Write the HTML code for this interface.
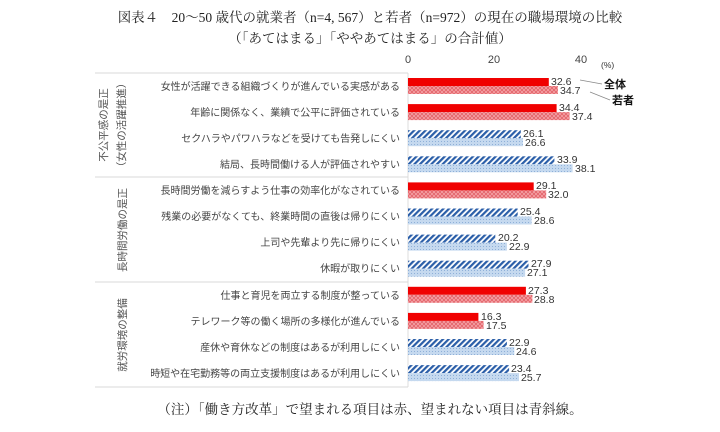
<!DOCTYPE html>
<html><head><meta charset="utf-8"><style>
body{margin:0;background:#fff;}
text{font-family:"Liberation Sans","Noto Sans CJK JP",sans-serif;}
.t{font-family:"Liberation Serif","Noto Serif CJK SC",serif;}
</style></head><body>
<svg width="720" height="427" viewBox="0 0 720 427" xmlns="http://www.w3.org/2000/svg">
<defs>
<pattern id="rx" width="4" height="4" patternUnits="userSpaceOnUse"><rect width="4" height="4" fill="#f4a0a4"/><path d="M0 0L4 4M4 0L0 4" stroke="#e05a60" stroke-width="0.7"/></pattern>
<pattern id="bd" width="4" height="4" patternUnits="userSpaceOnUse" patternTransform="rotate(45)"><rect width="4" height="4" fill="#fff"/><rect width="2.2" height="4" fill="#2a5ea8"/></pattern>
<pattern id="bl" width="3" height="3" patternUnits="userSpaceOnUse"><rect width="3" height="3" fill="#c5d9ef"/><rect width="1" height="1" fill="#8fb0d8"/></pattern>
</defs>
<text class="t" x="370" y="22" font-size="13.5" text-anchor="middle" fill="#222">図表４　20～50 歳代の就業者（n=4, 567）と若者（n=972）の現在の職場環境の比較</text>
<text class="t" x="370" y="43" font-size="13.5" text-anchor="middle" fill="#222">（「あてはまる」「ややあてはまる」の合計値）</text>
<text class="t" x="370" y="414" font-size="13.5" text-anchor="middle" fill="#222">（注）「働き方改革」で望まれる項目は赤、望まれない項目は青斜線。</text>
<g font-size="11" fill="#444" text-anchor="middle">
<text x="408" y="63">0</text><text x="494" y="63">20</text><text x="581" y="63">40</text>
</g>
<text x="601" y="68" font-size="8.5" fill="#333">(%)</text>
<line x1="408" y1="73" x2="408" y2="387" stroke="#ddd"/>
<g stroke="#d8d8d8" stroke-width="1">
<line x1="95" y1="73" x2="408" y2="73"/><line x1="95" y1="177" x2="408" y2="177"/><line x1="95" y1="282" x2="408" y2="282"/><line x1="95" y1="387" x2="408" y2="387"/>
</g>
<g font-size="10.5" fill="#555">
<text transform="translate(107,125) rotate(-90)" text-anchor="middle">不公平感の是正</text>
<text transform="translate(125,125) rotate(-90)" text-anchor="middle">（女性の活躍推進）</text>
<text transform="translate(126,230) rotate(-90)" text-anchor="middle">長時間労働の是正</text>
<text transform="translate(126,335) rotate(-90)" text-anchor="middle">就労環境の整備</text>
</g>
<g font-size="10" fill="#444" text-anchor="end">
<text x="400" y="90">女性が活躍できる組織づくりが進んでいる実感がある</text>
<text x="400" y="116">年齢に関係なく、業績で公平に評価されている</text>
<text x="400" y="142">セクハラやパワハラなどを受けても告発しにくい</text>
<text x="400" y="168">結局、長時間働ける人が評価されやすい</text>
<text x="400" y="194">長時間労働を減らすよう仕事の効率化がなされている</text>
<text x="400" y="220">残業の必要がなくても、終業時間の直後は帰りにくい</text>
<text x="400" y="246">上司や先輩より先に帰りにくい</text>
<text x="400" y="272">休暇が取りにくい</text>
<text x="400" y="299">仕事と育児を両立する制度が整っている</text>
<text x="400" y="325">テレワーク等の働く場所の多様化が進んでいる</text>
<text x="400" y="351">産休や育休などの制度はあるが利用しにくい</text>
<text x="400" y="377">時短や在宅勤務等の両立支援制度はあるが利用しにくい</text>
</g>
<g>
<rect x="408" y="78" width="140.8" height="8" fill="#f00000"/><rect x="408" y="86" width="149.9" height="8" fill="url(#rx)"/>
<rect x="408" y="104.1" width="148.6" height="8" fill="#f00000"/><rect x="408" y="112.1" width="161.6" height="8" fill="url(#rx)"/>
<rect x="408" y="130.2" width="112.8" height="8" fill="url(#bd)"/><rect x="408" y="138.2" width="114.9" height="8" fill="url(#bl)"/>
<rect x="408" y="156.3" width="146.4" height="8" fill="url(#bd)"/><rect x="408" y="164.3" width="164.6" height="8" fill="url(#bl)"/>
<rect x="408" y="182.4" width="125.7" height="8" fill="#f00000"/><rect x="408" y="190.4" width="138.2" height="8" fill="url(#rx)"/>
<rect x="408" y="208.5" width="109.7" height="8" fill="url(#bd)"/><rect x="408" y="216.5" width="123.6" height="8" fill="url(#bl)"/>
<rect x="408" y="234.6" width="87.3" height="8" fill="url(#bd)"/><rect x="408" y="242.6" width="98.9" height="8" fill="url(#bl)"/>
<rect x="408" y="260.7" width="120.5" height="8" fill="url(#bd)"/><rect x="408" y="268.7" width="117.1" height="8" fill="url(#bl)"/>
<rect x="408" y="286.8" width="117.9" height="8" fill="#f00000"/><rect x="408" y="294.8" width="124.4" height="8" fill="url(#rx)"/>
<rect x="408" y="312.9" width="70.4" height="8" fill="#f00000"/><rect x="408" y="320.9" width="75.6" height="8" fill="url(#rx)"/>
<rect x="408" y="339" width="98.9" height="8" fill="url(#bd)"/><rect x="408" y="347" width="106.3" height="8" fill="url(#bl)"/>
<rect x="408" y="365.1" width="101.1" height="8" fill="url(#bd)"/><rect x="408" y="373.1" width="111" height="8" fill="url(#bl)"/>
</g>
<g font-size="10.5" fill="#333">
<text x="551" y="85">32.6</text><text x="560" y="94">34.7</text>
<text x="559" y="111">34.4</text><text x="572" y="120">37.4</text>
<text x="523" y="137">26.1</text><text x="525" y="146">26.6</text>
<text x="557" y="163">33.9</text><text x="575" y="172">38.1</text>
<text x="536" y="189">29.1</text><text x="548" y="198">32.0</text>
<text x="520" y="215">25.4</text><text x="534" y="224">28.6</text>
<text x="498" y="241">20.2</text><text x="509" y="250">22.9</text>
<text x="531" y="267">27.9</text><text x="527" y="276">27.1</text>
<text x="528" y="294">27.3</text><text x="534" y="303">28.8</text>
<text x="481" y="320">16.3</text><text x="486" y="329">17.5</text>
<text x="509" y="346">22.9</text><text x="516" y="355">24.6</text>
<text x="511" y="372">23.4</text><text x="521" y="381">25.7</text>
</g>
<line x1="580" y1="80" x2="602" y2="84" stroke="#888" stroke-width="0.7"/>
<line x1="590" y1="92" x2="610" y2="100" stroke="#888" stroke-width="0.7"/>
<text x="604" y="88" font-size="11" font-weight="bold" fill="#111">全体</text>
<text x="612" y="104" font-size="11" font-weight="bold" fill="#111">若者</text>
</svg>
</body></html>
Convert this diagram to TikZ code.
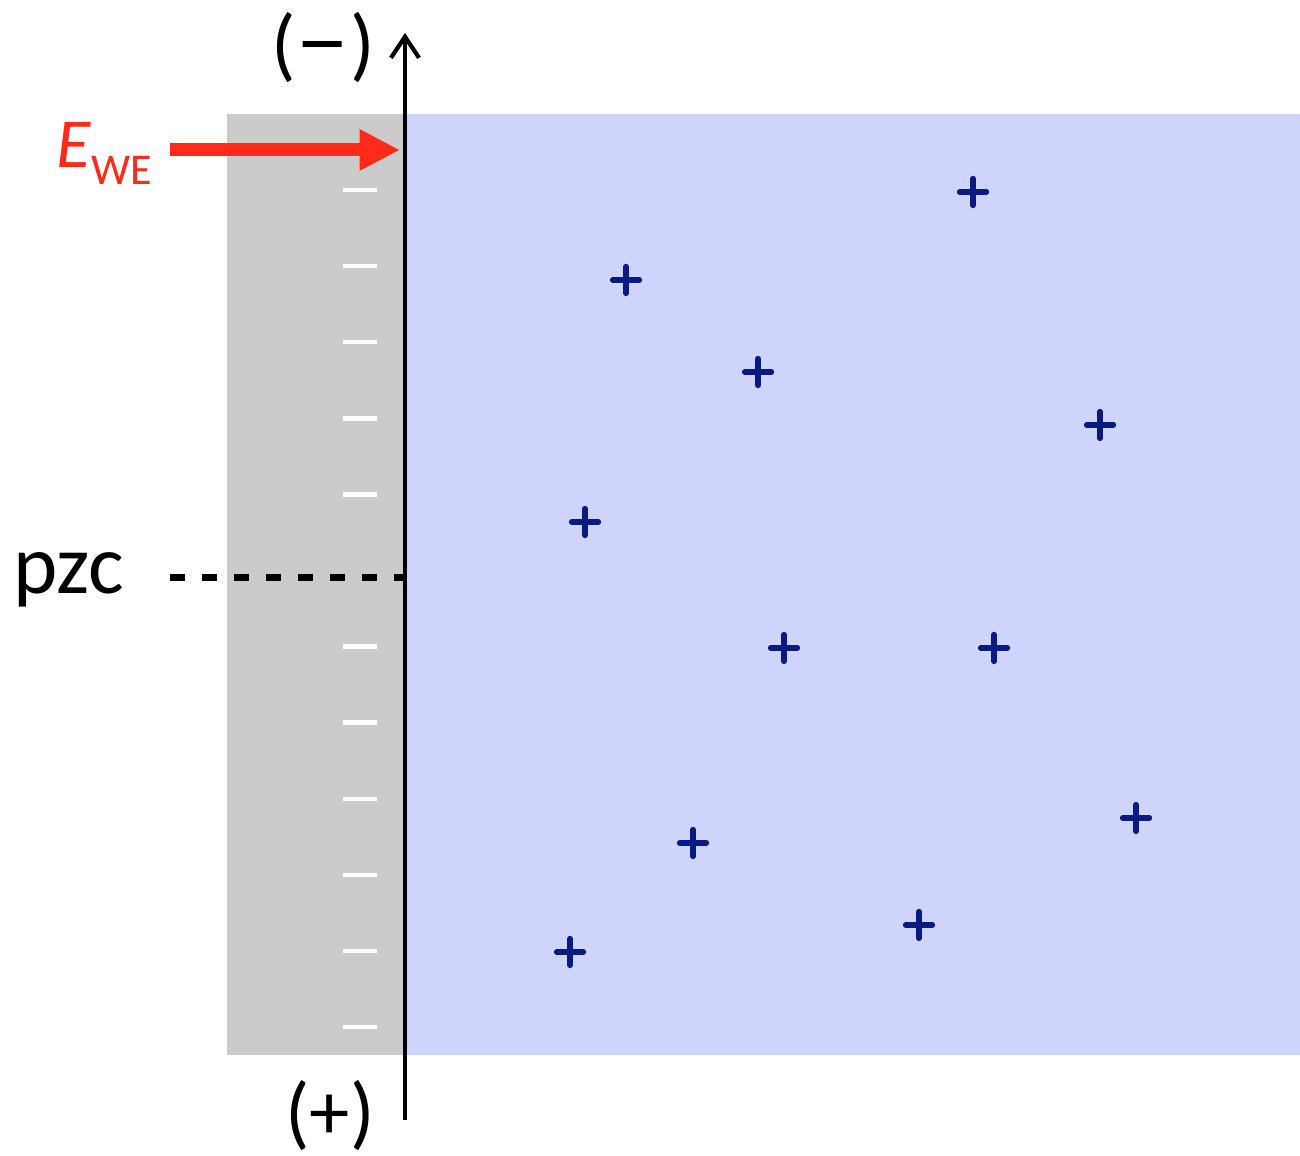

(PROBLEM DETAILS): Write out each line of the data exactly; the images should be left out.

(OUTPUT OF THE EXERCISE):
Write the HTML code for this interface.
<!DOCTYPE html>
<html><head><meta charset="utf-8"><style>
body{margin:0;background:#fff;}
text{font-family:"Liberation Sans","Noto Sans CJK JP",sans-serif;}
.t{font-family:"Liberation Serif","Noto Serif CJK SC",serif;}
</style></head><body>
<svg width="720" height="427" viewBox="0 0 720 427" xmlns="http://www.w3.org/2000/svg">
<defs>
<pattern id="rx" width="4" height="4" patternUnits="userSpaceOnUse"><rect width="4" height="4" fill="#f4a0a4"/><path d="M0 0L4 4M4 0L0 4" stroke="#e05a60" stroke-width="0.7"/></pattern>
<pattern id="bd" width="4" height="4" patternUnits="userSpaceOnUse" patternTransform="rotate(45)"><rect width="4" height="4" fill="#fff"/><rect width="2.2" height="4" fill="#2a5ea8"/></pattern>
<pattern id="bl" width="3" height="3" patternUnits="userSpaceOnUse"><rect width="3" height="3" fill="#c5d9ef"/><rect width="1" height="1" fill="#8fb0d8"/></pattern>
</defs>
<text class="t" x="370" y="22" font-size="13.5" text-anchor="middle" fill="#222">図表４　20～50 歳代の就業者（n=4, 567）と若者（n=972）の現在の職場環境の比較</text>
<text class="t" x="370" y="43" font-size="13.5" text-anchor="middle" fill="#222">（「あてはまる」「ややあてはまる」の合計値）</text>
<text class="t" x="370" y="414" font-size="13.5" text-anchor="middle" fill="#222">（注）「働き方改革」で望まれる項目は赤、望まれない項目は青斜線。</text>
<g font-size="11" fill="#444" text-anchor="middle">
<text x="408" y="63">0</text><text x="494" y="63">20</text><text x="581" y="63">40</text>
</g>
<text x="601" y="68" font-size="8.5" fill="#333">(%)</text>
<line x1="408" y1="73" x2="408" y2="387" stroke="#ddd"/>
<g stroke="#d8d8d8" stroke-width="1">
<line x1="95" y1="73" x2="408" y2="73"/><line x1="95" y1="177" x2="408" y2="177"/><line x1="95" y1="282" x2="408" y2="282"/><line x1="95" y1="387" x2="408" y2="387"/>
</g>
<g font-size="10.5" fill="#555">
<text transform="translate(107,125) rotate(-90)" text-anchor="middle">不公平感の是正</text>
<text transform="translate(125,125) rotate(-90)" text-anchor="middle">（女性の活躍推進）</text>
<text transform="translate(126,230) rotate(-90)" text-anchor="middle">長時間労働の是正</text>
<text transform="translate(126,335) rotate(-90)" text-anchor="middle">就労環境の整備</text>
</g>
<g font-size="10" fill="#444" text-anchor="end">
<text x="400" y="90">女性が活躍できる組織づくりが進んでいる実感がある</text>
<text x="400" y="116">年齢に関係なく、業績で公平に評価されている</text>
<text x="400" y="142">セクハラやパワハラなどを受けても告発しにくい</text>
<text x="400" y="168">結局、長時間働ける人が評価されやすい</text>
<text x="400" y="194">長時間労働を減らすよう仕事の効率化がなされている</text>
<text x="400" y="220">残業の必要がなくても、終業時間の直後は帰りにくい</text>
<text x="400" y="246">上司や先輩より先に帰りにくい</text>
<text x="400" y="272">休暇が取りにくい</text>
<text x="400" y="299">仕事と育児を両立する制度が整っている</text>
<text x="400" y="325">テレワーク等の働く場所の多様化が進んでいる</text>
<text x="400" y="351">産休や育休などの制度はあるが利用しにくい</text>
<text x="400" y="377">時短や在宅勤務等の両立支援制度はあるが利用しにくい</text>
</g>
<g>
<rect x="408" y="78" width="140.8" height="8" fill="#f00000"/><rect x="408" y="86" width="149.9" height="8" fill="url(#rx)"/>
<rect x="408" y="104.1" width="148.6" height="8" fill="#f00000"/><rect x="408" y="112.1" width="161.6" height="8" fill="url(#rx)"/>
<rect x="408" y="130.2" width="112.8" height="8" fill="url(#bd)"/><rect x="408" y="138.2" width="114.9" height="8" fill="url(#bl)"/>
<rect x="408" y="156.3" width="146.4" height="8" fill="url(#bd)"/><rect x="408" y="164.3" width="164.6" height="8" fill="url(#bl)"/>
<rect x="408" y="182.4" width="125.7" height="8" fill="#f00000"/><rect x="408" y="190.4" width="138.2" height="8" fill="url(#rx)"/>
<rect x="408" y="208.5" width="109.7" height="8" fill="url(#bd)"/><rect x="408" y="216.5" width="123.6" height="8" fill="url(#bl)"/>
<rect x="408" y="234.6" width="87.3" height="8" fill="url(#bd)"/><rect x="408" y="242.6" width="98.9" height="8" fill="url(#bl)"/>
<rect x="408" y="260.7" width="120.5" height="8" fill="url(#bd)"/><rect x="408" y="268.7" width="117.1" height="8" fill="url(#bl)"/>
<rect x="408" y="286.8" width="117.9" height="8" fill="#f00000"/><rect x="408" y="294.8" width="124.4" height="8" fill="url(#rx)"/>
<rect x="408" y="312.9" width="70.4" height="8" fill="#f00000"/><rect x="408" y="320.9" width="75.6" height="8" fill="url(#rx)"/>
<rect x="408" y="339" width="98.9" height="8" fill="url(#bd)"/><rect x="408" y="347" width="106.3" height="8" fill="url(#bl)"/>
<rect x="408" y="365.1" width="101.1" height="8" fill="url(#bd)"/><rect x="408" y="373.1" width="111" height="8" fill="url(#bl)"/>
</g>
<g font-size="10.5" fill="#333">
<text x="551" y="85">32.6</text><text x="560" y="94">34.7</text>
<text x="559" y="111">34.4</text><text x="572" y="120">37.4</text>
<text x="523" y="137">26.1</text><text x="525" y="146">26.6</text>
<text x="557" y="163">33.9</text><text x="575" y="172">38.1</text>
<text x="536" y="189">29.1</text><text x="548" y="198">32.0</text>
<text x="520" y="215">25.4</text><text x="534" y="224">28.6</text>
<text x="498" y="241">20.2</text><text x="509" y="250">22.9</text>
<text x="531" y="267">27.9</text><text x="527" y="276">27.1</text>
<text x="528" y="294">27.3</text><text x="534" y="303">28.8</text>
<text x="481" y="320">16.3</text><text x="486" y="329">17.5</text>
<text x="509" y="346">22.9</text><text x="516" y="355">24.6</text>
<text x="511" y="372">23.4</text><text x="521" y="381">25.7</text>
</g>
<line x1="580" y1="80" x2="602" y2="84" stroke="#888" stroke-width="0.7"/>
<line x1="590" y1="92" x2="610" y2="100" stroke="#888" stroke-width="0.7"/>
<text x="604" y="88" font-size="11" font-weight="bold" fill="#111">全体</text>
<text x="612" y="104" font-size="11" font-weight="bold" fill="#111">若者</text>
</svg>
</body></html>
Convert this diagram to TikZ code.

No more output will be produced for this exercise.